Another might say it works because a body falls because of the speed of light is spatially variable, and that the speed of a falling body is related to the spatial variability in the speed of light. And another might say it's misleading. There's always going to be disagreements. Life would be dull if we all agreed about everything.

However, this remark is very different from the attitude taken earlier, that we only need to conduct observations to validate a result, and it doesn't really matter how we arrived at it. Going back to the earlier ideal gas result, how do we know that the argument using a cubical box is not just a happy coincidence?

Because we understand the physics. We understand those real things and the way they are.

I am very frustrated that sometimes, physicists will be satisfied with a completely heuristic thought experiment to justify a result, and at other times, papers and books are written meticulously in the definition-theorem-proof style. For example, Schoen and Yau's papers on the Positive Energy Theorem, and Hawking and Ellis' book, The Large Scale Structure of Spacetime, which is considered a standard in its field, written in painstaking mathematical detail.

I think you're right to have concerns. I'm not sure I think your concerns are the right concerns.

Furthermore, I've read a lot of papers published in reputable journals where theoreticians attempt to provide more general and rigorous "proofs" of well-known results. Penrose's derivation of $E = mc^2$ (1965) is a case in point. Why bother doing this?
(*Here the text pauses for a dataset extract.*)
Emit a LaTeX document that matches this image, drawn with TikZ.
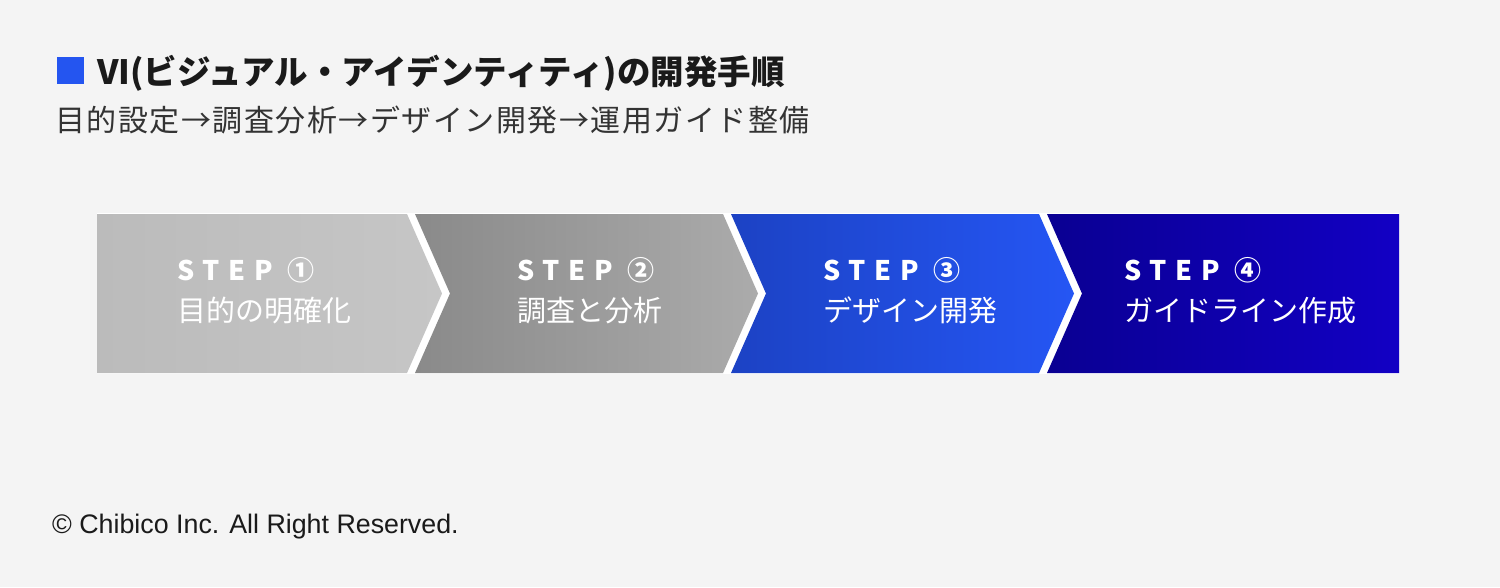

To attempt to assert himself. IMHO Penrose has a habit of appealing to Einstein's authority whilst flatly contradicting the guy and then warbling on about fantasy physics such as the parallel antiverse.

I myself am more satisfied if the results can be obtained rigorously. But as a student, I'm paying a high-price, because I don't seem to be progressing at an acceptable pace, owing to the fact that I spend too much time puzzling over the details of a physical derivation.

My advice is to try to "get under the maths" by focussing on what the terms actually mean. Then you'll understand those real things and the way they are. DOn't be distracted by abstract things that do not exist.